- Input data -
⁂

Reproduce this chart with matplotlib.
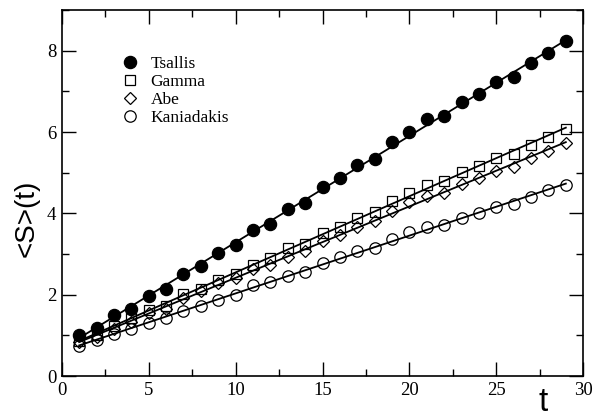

⁂

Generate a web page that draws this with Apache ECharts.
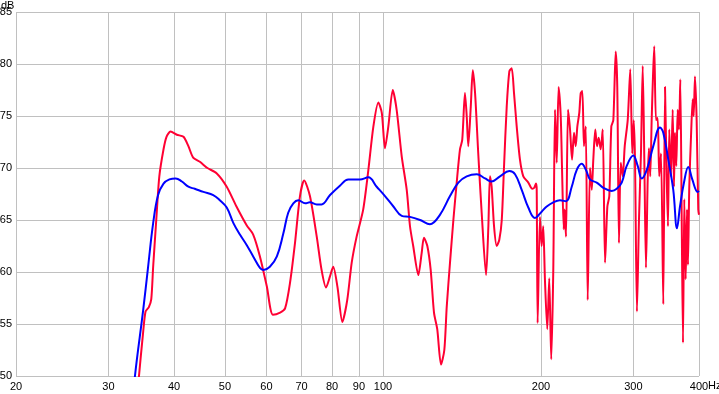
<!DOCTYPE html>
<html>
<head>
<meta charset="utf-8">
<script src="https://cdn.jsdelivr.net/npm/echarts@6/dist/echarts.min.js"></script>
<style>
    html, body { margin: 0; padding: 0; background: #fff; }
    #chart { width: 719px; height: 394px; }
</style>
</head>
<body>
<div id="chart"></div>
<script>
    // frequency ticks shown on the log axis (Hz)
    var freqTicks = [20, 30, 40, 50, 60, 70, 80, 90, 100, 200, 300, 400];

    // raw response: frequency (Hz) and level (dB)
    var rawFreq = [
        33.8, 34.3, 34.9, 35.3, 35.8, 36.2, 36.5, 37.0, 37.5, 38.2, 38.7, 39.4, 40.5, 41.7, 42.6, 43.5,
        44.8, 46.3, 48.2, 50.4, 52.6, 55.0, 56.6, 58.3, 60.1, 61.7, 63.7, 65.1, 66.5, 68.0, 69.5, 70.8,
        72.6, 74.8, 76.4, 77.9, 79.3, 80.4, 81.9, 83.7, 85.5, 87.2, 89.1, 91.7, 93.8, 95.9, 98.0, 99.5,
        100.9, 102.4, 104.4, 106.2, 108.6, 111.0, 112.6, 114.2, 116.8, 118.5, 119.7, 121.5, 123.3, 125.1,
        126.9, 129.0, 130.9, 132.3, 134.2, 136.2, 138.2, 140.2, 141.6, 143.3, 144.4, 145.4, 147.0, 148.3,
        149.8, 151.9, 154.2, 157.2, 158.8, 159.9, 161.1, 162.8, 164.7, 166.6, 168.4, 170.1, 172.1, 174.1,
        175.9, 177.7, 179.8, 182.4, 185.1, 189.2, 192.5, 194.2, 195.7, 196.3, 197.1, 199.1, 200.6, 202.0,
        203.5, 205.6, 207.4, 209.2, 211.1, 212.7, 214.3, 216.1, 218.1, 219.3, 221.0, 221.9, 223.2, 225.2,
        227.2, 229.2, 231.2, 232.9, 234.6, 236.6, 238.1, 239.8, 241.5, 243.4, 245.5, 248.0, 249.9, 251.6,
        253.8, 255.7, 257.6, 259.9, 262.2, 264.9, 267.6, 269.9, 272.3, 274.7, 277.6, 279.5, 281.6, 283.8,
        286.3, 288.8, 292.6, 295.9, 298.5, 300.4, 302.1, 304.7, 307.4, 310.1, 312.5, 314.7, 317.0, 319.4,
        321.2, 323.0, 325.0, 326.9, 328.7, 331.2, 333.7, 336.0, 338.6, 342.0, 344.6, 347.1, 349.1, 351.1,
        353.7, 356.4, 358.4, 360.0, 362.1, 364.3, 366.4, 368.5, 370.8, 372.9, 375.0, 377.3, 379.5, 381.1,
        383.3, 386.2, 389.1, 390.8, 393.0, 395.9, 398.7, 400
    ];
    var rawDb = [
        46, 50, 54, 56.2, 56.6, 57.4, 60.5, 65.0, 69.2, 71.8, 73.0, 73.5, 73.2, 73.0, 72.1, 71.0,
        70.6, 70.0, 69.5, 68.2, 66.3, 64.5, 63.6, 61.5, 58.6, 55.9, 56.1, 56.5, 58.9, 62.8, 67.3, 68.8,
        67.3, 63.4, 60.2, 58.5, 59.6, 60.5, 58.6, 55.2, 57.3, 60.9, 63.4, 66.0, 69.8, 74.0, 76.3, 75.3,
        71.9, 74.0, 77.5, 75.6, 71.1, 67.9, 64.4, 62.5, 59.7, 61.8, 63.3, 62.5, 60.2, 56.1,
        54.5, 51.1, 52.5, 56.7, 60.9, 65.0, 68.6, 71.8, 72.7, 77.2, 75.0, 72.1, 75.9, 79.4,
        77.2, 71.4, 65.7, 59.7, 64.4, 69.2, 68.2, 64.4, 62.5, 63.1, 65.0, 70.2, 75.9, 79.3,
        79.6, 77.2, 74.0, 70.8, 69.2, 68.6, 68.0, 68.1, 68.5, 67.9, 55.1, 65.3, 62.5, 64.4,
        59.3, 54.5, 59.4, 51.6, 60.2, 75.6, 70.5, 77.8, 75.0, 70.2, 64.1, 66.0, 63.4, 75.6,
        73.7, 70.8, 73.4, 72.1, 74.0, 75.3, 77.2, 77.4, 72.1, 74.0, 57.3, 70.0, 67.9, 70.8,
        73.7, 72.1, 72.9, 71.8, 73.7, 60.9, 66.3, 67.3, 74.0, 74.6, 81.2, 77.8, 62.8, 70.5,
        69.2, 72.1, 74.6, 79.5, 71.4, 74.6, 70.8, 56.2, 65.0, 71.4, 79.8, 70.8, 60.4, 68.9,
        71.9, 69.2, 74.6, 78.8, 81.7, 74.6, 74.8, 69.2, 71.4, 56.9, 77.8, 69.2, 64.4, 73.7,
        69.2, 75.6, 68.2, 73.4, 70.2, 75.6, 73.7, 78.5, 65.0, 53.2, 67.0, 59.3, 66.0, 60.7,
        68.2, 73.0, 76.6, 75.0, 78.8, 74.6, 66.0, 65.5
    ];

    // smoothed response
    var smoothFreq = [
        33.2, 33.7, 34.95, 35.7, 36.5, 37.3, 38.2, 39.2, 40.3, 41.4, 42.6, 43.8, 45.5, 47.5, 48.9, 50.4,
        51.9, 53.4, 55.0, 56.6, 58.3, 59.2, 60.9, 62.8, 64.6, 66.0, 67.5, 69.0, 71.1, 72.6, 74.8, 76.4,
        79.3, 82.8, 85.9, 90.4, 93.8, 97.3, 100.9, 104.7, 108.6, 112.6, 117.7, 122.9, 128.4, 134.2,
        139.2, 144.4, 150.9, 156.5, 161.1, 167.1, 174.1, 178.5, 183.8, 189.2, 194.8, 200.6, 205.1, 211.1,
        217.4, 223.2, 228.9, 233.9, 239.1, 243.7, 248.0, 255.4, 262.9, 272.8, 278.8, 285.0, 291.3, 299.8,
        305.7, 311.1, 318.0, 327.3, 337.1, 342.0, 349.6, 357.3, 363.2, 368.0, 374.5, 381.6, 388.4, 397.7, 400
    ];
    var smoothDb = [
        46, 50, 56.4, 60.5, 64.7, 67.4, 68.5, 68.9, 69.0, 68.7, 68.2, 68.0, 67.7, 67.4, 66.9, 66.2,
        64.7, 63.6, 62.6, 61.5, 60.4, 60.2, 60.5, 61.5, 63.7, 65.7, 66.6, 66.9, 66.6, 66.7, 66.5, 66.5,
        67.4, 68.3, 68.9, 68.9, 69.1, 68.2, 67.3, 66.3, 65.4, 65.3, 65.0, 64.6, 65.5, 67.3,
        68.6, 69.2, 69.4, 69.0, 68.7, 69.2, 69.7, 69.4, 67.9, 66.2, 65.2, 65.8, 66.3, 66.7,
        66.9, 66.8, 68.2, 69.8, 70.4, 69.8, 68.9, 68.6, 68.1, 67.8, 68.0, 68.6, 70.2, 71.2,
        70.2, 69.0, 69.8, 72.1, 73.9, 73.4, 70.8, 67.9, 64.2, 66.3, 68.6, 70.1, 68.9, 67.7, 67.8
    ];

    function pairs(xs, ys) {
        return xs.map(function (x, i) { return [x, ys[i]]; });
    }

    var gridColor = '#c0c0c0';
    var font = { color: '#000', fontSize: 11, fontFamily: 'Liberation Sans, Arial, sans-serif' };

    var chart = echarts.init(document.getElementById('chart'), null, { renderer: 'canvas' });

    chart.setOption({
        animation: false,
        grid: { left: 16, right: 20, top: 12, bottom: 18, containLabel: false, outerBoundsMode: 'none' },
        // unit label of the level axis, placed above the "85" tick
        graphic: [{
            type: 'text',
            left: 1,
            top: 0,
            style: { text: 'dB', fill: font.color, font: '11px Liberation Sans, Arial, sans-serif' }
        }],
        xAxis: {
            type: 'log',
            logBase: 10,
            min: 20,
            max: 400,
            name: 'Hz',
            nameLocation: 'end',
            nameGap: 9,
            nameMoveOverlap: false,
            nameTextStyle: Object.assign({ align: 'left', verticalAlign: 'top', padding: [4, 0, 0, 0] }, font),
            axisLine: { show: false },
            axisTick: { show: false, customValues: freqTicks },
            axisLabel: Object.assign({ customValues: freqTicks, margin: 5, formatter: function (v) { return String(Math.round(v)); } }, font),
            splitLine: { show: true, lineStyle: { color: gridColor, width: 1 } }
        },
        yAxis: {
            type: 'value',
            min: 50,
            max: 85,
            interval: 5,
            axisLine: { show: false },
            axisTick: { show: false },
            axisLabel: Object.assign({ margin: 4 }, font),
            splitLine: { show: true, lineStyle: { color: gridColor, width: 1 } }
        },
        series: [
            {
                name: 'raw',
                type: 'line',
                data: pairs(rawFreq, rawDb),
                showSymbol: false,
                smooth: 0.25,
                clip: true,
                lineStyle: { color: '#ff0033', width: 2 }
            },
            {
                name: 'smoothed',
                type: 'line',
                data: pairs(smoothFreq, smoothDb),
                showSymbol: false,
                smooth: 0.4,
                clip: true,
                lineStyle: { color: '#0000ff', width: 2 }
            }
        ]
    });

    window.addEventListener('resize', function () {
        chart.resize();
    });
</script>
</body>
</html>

⁂

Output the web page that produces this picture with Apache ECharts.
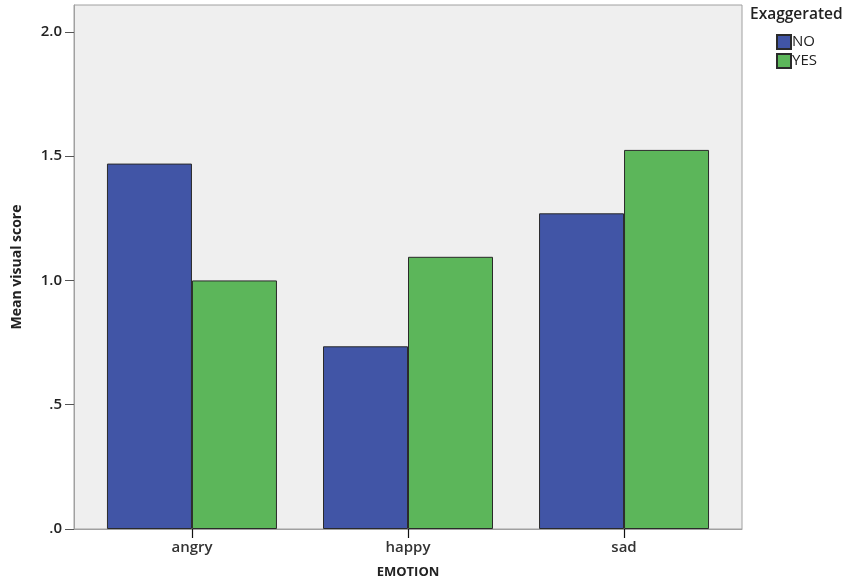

⁂

- Stated goal -
The lines you need run from the one containing "Generate a web" down to the one containing "200, 300, 400];"; print them exactly, both ends included, and leave out pictures.

- Written answer -
Generate a web page that draws this with Apache ECharts.
<!DOCTYPE html>
<html>
<head>
<meta charset="utf-8">
<script src="https://cdn.jsdelivr.net/npm/echarts@6/dist/echarts.min.js"></script>
<style>
    html, body { margin: 0; padding: 0; background: #fff; }
    #chart { width: 719px; height: 394px; }
</style>
</head>
<body>
<div id="chart"></div>
<script>
    // frequency ticks shown on the log axis (Hz)
    var freqTicks = [20, 30, 40, 50, 60, 70, 80, 90, 100, 200, 300, 400];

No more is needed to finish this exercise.